Punishment Park, 1970, 1 h 30 min
Some cinema critics consider this film the most provocative work by Watkins, since its criticism of government is even harsher than in The War Game or The Journey. The film deals with the fictitious events that could ensue as a consequence of the passing in 1950 of the McCarran Act by the USA, a law that would allow the Federal Government to detain anyone suspected of constituting a threat to national security. It is 1970, the Vietnam War is still ongoing and President Nixon has declared a state of national emergency. In the California desert, a civil tribunal is passing sentence on the detainees, mostly students who are passionately in favour of pacifism and social equality, or who are simply accused of lacking civil loyalty. They can choose between long prison sentences or pushing their luck and trying to survive in Punishment Park, a place where they are forced to walk 85 km across a scorching rocky desert, without water or food, pursued by armed and motorised police who see this as a distraction or as target practice.

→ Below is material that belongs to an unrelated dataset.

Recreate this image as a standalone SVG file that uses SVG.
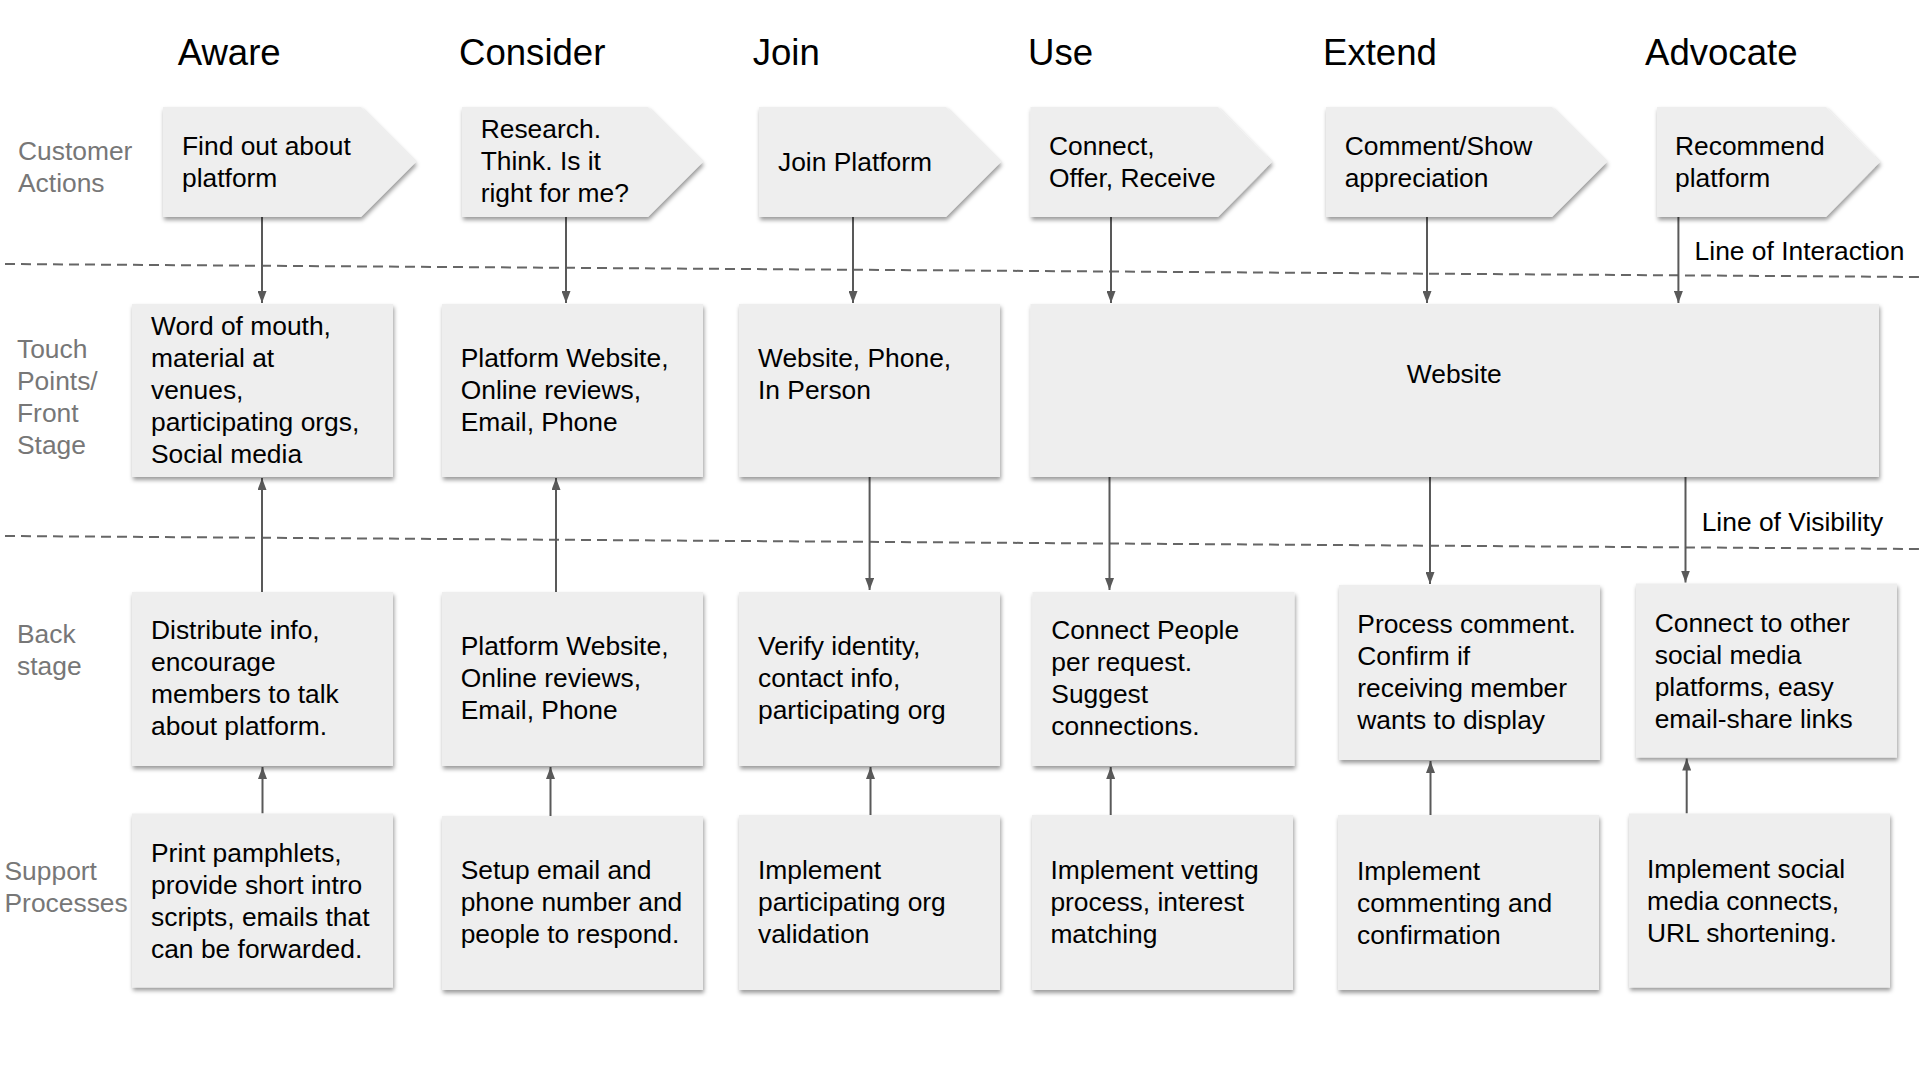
<svg xmlns="http://www.w3.org/2000/svg" width="1920" height="1080" viewBox="0 0 1920 1080">
<style>
text{font-family:"Liberation Sans",Arial,sans-serif;}
.hdr{font-size:36.6px;fill:#000;}
.lbl{font-size:26.4px;fill:#777;}
.t{font-size:26.4px;fill:#000;}
.box{fill:#eeeeee;filter:url(#sh);}
.dash{stroke:#666;stroke-width:2;stroke-dasharray:10 6;fill:none;}
.conn line{stroke:#595959;stroke-width:2;}
</style>
<defs>
<filter id="sh" x="-5%" y="-5%" width="115%" height="120%">
<feDropShadow dx="1" dy="3" stdDeviation="2" flood-color="#000" flood-opacity="0.4"/>
</filter>
<marker id="ah" markerWidth="12" markerHeight="9" refX="12" refY="4.5" orient="auto" markerUnits="userSpaceOnUse" viewBox="0 0 12 9">
<path d="M0,0 L12,4.5 L0,9 z" fill="#595959"/>
</marker>
</defs>
<rect width="1920" height="1080" fill="#fff"/>

<g id="headers">
<text class="hdr" x="177.7" y="65">Aware</text>
<text class="hdr" x="459" y="65">Consider</text>
<text class="hdr" x="752.7" y="65">Join</text>
<text class="hdr" x="1028" y="65">Use</text>
<text class="hdr" x="1323" y="65">Extend</text>
<text class="hdr" x="1645" y="65">Advocate</text>
</g>

<g id="row-labels">
<text class="lbl" x="18" y="160">Customer</text>
<text class="lbl" x="18" y="192">Actions</text>
<text class="lbl" x="17" y="358">Touch</text>
<text class="lbl" x="17" y="390">Points/</text>
<text class="lbl" x="17" y="422">Front</text>
<text class="lbl" x="17" y="454">Stage</text>
<text class="lbl" x="17" y="643">Back</text>
<text class="lbl" x="17" y="675">stage</text>
<text class="lbl" x="4.5" y="880">Support</text>
<text class="lbl" x="4.5" y="912">Processes</text>
</g>

<g id="lines">
<line class="dash" x1="5" y1="264" x2="1920" y2="277"/>
<line class="dash" x1="5" y1="536" x2="1920" y2="549"/>
<text class="t" x="1694.6" y="260">Line of Interaction</text>
<text class="t" x="1701.7" y="530.7">Line of Visibility</text>
</g>

<g id="connectors" class="conn">
<line x1="262" y1="217" x2="262" y2="303" marker-end="url(#ah)"/>
<line x1="566" y1="217" x2="566" y2="303" marker-end="url(#ah)"/>
<line x1="853" y1="217" x2="853" y2="303" marker-end="url(#ah)"/>
<line x1="1111" y1="217" x2="1111" y2="303" marker-end="url(#ah)"/>
<line x1="1427" y1="217" x2="1427" y2="303" marker-end="url(#ah)"/>
<line x1="1678.4" y1="217" x2="1678.4" y2="303" marker-end="url(#ah)"/>
<line x1="262" y1="592" x2="262" y2="478" marker-end="url(#ah)"/>
<line x1="556" y1="592" x2="556" y2="478" marker-end="url(#ah)"/>
<line x1="869.6" y1="477" x2="869.6" y2="590" marker-end="url(#ah)"/>
<line x1="1109.5" y1="477" x2="1109.5" y2="590" marker-end="url(#ah)"/>
<line x1="1430" y1="477" x2="1430" y2="584" marker-end="url(#ah)"/>
<line x1="1685.5" y1="477" x2="1685.5" y2="582.5" marker-end="url(#ah)"/>
<line x1="262.5" y1="813.5" x2="262.5" y2="767" marker-end="url(#ah)"/>
<line x1="550.5" y1="816" x2="550.5" y2="767" marker-end="url(#ah)"/>
<line x1="870.5" y1="815" x2="870.5" y2="767" marker-end="url(#ah)"/>
<line x1="1110.7" y1="815" x2="1110.7" y2="767" marker-end="url(#ah)"/>
<line x1="1430.5" y1="815" x2="1430.5" y2="761" marker-end="url(#ah)"/>
<line x1="1686.7" y1="813.5" x2="1686.7" y2="758.5" marker-end="url(#ah)"/>
</g>

<g id="ca-aware"><path class="box" d="M163,107 H361 L416,162 L361,217 H163 Z"/>
<text class="t" x="182" y="155">Find out about</text><text class="t" x="182" y="187">platform</text></g>
<g id="ca-consider"><path class="box" d="M462,107 H648 L703,162 L648,217 H462 Z"/>
<text class="t" x="480.7" y="138.3">Research.</text><text class="t" x="480.7" y="170.3">Think. Is it</text><text class="t" x="480.7" y="202.3">right for me?</text></g>
<g id="ca-join"><path class="box" d="M759,107 H946 L1001,162 L946,217 H759 Z"/>
<text class="t" x="778" y="170.7">Join Platform</text></g>
<g id="ca-use"><path class="box" d="M1030.5,107 H1218 L1272,162 L1218,217 H1030.5 Z"/>
<text class="t" x="1049" y="155">Connect,</text><text class="t" x="1049" y="187">Offer, Receive</text></g>
<g id="ca-extend"><path class="box" d="M1326,107 H1552 L1607,162 L1552,217 H1326 Z"/>
<text class="t" x="1344.7" y="155">Comment/Show</text><text class="t" x="1344.7" y="187">appreciation</text></g>
<g id="ca-advocate"><path class="box" d="M1657,107 H1826 L1880,162 L1826,217 H1657 Z"/>
<text class="t" x="1675" y="155">Recommend</text><text class="t" x="1675" y="187">platform</text></g>

<g id="tp-aware"><rect class="box" x="132" y="304" width="261" height="173"/>
<text class="t" x="151" y="335">Word of mouth,</text><text class="t" x="151" y="367">material at</text><text class="t" x="151" y="399">venues,</text><text class="t" x="151" y="431">participating orgs,</text><text class="t" x="151" y="463">Social media</text></g>
<g id="tp-consider"><rect class="box" x="442" y="304" width="261" height="173"/>
<text class="t" x="460.7" y="367.3">Platform Website,</text><text class="t" x="460.7" y="399.3">Online reviews,</text><text class="t" x="460.7" y="431.3">Email, Phone</text></g>
<g id="tp-join"><rect class="box" x="739" y="304" width="261" height="173"/>
<text class="t" x="758" y="367.3">Website, Phone,</text><text class="t" x="758" y="399.3">In Person</text></g>
<g id="tp-website"><rect class="box" x="1030.5" y="304" width="848.5" height="173"/>
<text class="t" x="1406.8" y="383.3">Website</text></g>

<g id="bs-aware"><rect class="box" x="132" y="592" width="261" height="174"/>
<text class="t" x="151" y="639.3">Distribute info,</text><text class="t" x="151" y="671.3">encourage</text><text class="t" x="151" y="703.3">members to talk</text><text class="t" x="151" y="735.3">about platform.</text></g>
<g id="bs-consider"><rect class="box" x="442" y="592" width="261" height="174"/>
<text class="t" x="460.7" y="655">Platform Website,</text><text class="t" x="460.7" y="687">Online reviews,</text><text class="t" x="460.7" y="719">Email, Phone</text></g>
<g id="bs-join"><rect class="box" x="739" y="592" width="261" height="174"/>
<text class="t" x="758" y="655">Verify identity,</text><text class="t" x="758" y="687">contact info,</text><text class="t" x="758" y="719">participating org</text></g>
<g id="bs-use"><rect class="box" x="1032.5" y="592" width="262" height="174"/>
<text class="t" x="1051.3" y="639.3">Connect People</text><text class="t" x="1051.3" y="671.3">per request.</text><text class="t" x="1051.3" y="703.3">Suggest</text><text class="t" x="1051.3" y="735.3">connections.</text></g>
<g id="bs-extend"><rect class="box" x="1339" y="585" width="261" height="175"/>
<text class="t" x="1357.3" y="633.3">Process comment.</text><text class="t" x="1357.3" y="665.3">Confirm if</text><text class="t" x="1357.3" y="697.3">receiving member</text><text class="t" x="1357.3" y="729.3">wants to display</text></g>
<g id="bs-advocate"><rect class="box" x="1636" y="583.5" width="261" height="174"/>
<text class="t" x="1654.7" y="631.7">Connect to other</text><text class="t" x="1654.7" y="663.7">social media</text><text class="t" x="1654.7" y="695.7">platforms, easy</text><text class="t" x="1654.7" y="727.7">email-share links</text></g>

<g id="sp-aware"><rect class="box" x="132" y="813.5" width="261" height="174"/>
<text class="t" x="151" y="861.7">Print pamphlets,</text><text class="t" x="151" y="893.7">provide short intro</text><text class="t" x="151" y="925.7">scripts, emails that</text><text class="t" x="151" y="957.7">can be forwarded.</text></g>
<g id="sp-consider"><rect class="box" x="442" y="816" width="261" height="174"/>
<text class="t" x="460.7" y="879">Setup email and</text><text class="t" x="460.7" y="911">phone number and</text><text class="t" x="460.7" y="943">people to respond.</text></g>
<g id="sp-join"><rect class="box" x="739" y="815" width="261" height="175"/>
<text class="t" x="758" y="879.3">Implement</text><text class="t" x="758" y="911.3">participating org</text><text class="t" x="758" y="943.3">validation</text></g>
<g id="sp-use"><rect class="box" x="1032" y="815" width="261" height="175"/>
<text class="t" x="1050.4" y="879.3">Implement vetting</text><text class="t" x="1050.4" y="911.3">process, interest</text><text class="t" x="1050.4" y="943.3">matching</text></g>
<g id="sp-extend"><rect class="box" x="1338" y="815" width="261" height="175"/>
<text class="t" x="1357" y="880">Implement</text><text class="t" x="1357" y="912">commenting and</text><text class="t" x="1357" y="944">confirmation</text></g>
<g id="sp-advocate"><rect class="box" x="1629" y="813.5" width="261" height="174"/>
<text class="t" x="1647" y="878.3">Implement social</text><text class="t" x="1647" y="910.3">media connects,</text><text class="t" x="1647" y="942.3">URL shortening.</text></g>
</svg>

This political fiction, in the style of cinema vérité, uses such convincing language that any viewer who has not been forewarned could be forgiven for thinking that it all happened in reality. Even though its release in the US met with general indignation, in the course of time the film has been vindicated, partly at least, for the way it predicted the secret policies of the Whitehouse. Watkins's objective is to make viewers ask themselves where does reality begin and end, how much do we know, or don't know, about what is really happening, and how will events develop if we continue in our role of passive and apolitical spectators of life (and of the media).